» Problem requirements
Using the records below, copy exactly the part that opens with the line holding "Recreate this image" and closes with the line holding "const plotLeft = 80, plotTop", minus the pictures.

>> begin Extracted material

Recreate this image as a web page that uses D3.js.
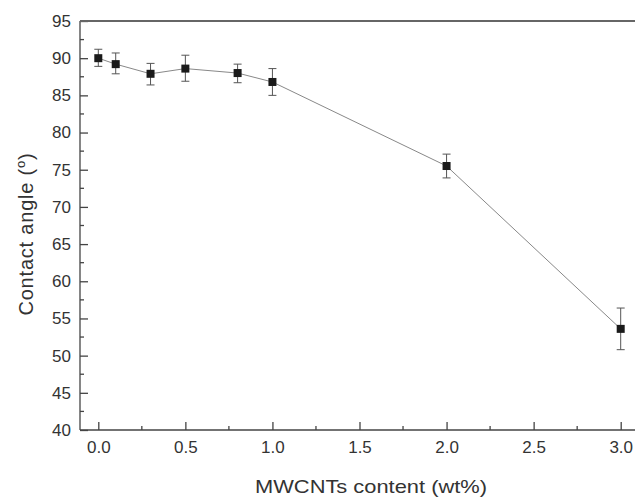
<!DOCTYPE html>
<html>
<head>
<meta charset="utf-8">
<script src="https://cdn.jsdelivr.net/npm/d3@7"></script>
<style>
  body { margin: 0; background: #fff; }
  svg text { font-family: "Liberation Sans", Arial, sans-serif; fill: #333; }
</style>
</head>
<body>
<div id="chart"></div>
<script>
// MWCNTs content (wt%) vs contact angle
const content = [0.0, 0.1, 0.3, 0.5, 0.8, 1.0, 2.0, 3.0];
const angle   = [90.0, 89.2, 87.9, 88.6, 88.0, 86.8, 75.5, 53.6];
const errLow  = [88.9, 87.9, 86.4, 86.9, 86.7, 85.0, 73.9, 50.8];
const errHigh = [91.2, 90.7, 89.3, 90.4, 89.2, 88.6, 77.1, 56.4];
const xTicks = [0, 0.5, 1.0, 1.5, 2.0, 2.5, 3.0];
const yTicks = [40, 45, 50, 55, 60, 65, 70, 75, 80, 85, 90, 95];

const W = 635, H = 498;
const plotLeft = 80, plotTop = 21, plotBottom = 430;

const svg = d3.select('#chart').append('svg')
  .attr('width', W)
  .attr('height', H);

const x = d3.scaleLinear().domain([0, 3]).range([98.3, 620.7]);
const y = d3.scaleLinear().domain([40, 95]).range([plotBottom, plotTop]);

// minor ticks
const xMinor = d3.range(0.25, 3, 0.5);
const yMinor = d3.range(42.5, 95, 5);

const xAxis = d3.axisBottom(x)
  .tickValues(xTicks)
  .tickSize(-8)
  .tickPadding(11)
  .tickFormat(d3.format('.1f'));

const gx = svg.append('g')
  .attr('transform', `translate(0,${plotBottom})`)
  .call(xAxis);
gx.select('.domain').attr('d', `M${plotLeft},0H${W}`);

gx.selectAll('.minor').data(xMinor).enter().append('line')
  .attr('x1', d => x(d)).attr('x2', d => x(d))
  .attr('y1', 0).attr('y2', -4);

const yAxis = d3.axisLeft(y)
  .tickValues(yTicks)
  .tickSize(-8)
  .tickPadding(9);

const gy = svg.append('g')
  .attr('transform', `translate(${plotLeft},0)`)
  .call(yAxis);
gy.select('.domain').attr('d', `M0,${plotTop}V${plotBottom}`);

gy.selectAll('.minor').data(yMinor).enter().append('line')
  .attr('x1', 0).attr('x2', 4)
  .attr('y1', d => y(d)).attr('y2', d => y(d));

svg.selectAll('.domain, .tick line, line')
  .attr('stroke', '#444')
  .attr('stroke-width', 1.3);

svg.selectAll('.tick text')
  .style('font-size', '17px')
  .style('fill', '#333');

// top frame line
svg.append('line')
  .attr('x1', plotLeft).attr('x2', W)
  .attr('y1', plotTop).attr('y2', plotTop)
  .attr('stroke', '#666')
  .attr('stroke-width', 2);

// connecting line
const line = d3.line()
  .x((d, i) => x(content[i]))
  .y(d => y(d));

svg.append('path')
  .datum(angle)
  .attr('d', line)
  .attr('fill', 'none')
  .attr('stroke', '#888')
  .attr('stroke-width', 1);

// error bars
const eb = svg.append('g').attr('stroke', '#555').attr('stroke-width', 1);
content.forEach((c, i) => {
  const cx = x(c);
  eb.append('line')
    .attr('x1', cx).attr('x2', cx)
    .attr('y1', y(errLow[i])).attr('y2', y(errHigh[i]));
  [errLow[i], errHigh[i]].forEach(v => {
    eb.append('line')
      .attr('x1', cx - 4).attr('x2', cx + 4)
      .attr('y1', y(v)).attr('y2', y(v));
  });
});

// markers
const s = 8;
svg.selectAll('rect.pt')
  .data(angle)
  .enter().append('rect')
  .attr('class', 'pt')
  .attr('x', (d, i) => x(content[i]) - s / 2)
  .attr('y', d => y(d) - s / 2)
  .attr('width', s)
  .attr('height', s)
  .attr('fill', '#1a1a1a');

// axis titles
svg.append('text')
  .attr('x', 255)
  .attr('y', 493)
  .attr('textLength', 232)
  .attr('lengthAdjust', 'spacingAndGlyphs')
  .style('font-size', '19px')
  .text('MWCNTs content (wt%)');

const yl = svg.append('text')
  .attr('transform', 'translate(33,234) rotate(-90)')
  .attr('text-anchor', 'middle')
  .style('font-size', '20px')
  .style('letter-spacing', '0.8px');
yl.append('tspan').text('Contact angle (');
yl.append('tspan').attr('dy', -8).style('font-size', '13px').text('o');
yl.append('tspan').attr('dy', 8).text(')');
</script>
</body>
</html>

>> end Extracted material
>> begin Extracted material

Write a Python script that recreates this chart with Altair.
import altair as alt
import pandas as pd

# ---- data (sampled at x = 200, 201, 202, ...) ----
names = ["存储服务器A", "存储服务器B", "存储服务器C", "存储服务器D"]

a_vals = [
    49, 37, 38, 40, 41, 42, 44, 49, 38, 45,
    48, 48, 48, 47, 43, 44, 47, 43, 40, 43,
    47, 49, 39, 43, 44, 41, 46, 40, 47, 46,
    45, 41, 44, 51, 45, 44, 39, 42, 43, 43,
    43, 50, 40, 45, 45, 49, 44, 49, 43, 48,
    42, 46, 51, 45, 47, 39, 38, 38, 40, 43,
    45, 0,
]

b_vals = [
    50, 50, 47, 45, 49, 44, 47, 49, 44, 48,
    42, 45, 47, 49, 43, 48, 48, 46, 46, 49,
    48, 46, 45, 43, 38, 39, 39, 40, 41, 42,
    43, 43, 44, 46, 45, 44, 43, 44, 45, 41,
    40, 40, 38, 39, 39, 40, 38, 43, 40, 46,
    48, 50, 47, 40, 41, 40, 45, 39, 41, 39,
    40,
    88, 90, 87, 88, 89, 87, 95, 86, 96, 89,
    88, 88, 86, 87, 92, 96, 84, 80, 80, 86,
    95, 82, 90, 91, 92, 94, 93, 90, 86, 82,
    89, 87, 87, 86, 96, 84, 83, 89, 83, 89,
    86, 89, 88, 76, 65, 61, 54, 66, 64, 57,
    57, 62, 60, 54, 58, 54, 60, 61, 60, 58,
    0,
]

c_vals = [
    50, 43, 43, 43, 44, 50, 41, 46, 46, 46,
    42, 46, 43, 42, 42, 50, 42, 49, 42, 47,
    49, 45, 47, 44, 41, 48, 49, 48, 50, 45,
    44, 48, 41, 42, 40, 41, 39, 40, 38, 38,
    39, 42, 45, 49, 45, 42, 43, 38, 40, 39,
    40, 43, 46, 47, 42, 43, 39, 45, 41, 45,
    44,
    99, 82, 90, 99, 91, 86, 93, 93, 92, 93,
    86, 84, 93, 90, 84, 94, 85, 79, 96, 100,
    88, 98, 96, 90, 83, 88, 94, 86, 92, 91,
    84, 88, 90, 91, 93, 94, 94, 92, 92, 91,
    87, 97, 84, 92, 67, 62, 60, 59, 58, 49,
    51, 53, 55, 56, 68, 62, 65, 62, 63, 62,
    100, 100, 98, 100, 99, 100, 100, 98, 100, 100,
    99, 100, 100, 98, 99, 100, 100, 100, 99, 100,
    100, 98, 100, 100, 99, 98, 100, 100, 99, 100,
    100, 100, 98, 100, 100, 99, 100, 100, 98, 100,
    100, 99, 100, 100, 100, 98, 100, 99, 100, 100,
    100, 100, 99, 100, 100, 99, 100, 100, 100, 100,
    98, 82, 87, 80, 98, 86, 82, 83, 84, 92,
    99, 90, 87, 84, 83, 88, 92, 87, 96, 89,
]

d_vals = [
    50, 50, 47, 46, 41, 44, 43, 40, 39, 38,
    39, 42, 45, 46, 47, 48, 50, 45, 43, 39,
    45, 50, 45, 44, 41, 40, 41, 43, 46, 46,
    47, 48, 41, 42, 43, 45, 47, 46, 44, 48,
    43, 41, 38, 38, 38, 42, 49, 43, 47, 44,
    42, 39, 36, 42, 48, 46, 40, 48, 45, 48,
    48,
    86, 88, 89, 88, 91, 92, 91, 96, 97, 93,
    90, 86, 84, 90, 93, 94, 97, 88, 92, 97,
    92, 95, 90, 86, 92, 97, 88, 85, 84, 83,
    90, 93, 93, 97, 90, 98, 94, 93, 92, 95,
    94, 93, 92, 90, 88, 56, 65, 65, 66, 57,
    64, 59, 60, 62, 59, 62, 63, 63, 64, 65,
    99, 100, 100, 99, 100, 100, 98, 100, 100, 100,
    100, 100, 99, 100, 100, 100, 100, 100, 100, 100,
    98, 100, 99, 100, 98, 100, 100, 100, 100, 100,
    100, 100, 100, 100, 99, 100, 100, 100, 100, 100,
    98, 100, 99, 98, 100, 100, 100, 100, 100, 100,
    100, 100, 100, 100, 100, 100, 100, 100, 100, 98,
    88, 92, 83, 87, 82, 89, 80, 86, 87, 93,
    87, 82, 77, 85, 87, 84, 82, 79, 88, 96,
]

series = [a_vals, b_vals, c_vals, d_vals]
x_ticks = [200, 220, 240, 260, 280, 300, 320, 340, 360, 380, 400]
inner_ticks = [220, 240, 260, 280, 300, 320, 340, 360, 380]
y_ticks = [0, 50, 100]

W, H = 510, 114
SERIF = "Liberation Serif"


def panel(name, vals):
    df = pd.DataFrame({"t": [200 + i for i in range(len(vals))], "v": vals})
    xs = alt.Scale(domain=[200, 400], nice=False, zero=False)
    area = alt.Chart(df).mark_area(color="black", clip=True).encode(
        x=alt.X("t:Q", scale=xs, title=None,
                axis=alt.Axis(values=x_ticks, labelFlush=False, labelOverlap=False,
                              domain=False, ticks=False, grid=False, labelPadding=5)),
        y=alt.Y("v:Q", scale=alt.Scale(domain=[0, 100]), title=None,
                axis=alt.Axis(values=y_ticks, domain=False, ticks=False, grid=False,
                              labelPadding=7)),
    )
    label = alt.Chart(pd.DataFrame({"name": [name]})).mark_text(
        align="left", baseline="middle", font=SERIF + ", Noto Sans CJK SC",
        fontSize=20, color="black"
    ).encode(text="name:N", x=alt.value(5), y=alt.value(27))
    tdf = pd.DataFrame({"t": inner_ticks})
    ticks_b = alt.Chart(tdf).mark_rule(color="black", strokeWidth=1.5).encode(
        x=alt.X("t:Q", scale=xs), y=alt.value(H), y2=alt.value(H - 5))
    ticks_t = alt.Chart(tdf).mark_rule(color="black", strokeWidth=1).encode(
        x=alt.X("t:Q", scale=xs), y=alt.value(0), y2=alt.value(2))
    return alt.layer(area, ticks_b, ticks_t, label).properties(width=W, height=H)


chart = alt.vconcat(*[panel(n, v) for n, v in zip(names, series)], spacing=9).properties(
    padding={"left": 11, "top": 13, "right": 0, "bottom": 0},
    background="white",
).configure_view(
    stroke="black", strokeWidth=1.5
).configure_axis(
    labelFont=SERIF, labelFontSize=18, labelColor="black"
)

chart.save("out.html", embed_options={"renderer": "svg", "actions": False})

>> end Extracted material

» Output for this exercise
Recreate this image as a web page that uses D3.js.
<!DOCTYPE html>
<html>
<head>
<meta charset="utf-8">
<script src="https://cdn.jsdelivr.net/npm/d3@7"></script>
<style>
  body { margin: 0; background: #fff; }
  svg text { font-family: "Liberation Sans", Arial, sans-serif; fill: #333; }
</style>
</head>
<body>
<div id="chart"></div>
<script>
// MWCNTs content (wt%) vs contact angle
const content = [0.0, 0.1, 0.3, 0.5, 0.8, 1.0, 2.0, 3.0];
const angle   = [90.0, 89.2, 87.9, 88.6, 88.0, 86.8, 75.5, 53.6];
const errLow  = [88.9, 87.9, 86.4, 86.9, 86.7, 85.0, 73.9, 50.8];
const errHigh = [91.2, 90.7, 89.3, 90.4, 89.2, 88.6, 77.1, 56.4];
const xTicks = [0, 0.5, 1.0, 1.5, 2.0, 2.5, 3.0];
const yTicks = [40, 45, 50, 55, 60, 65, 70, 75, 80, 85, 90, 95];

const W = 635, H = 498;
const plotLeft = 80, plotTop = 21, plotBottom = 430;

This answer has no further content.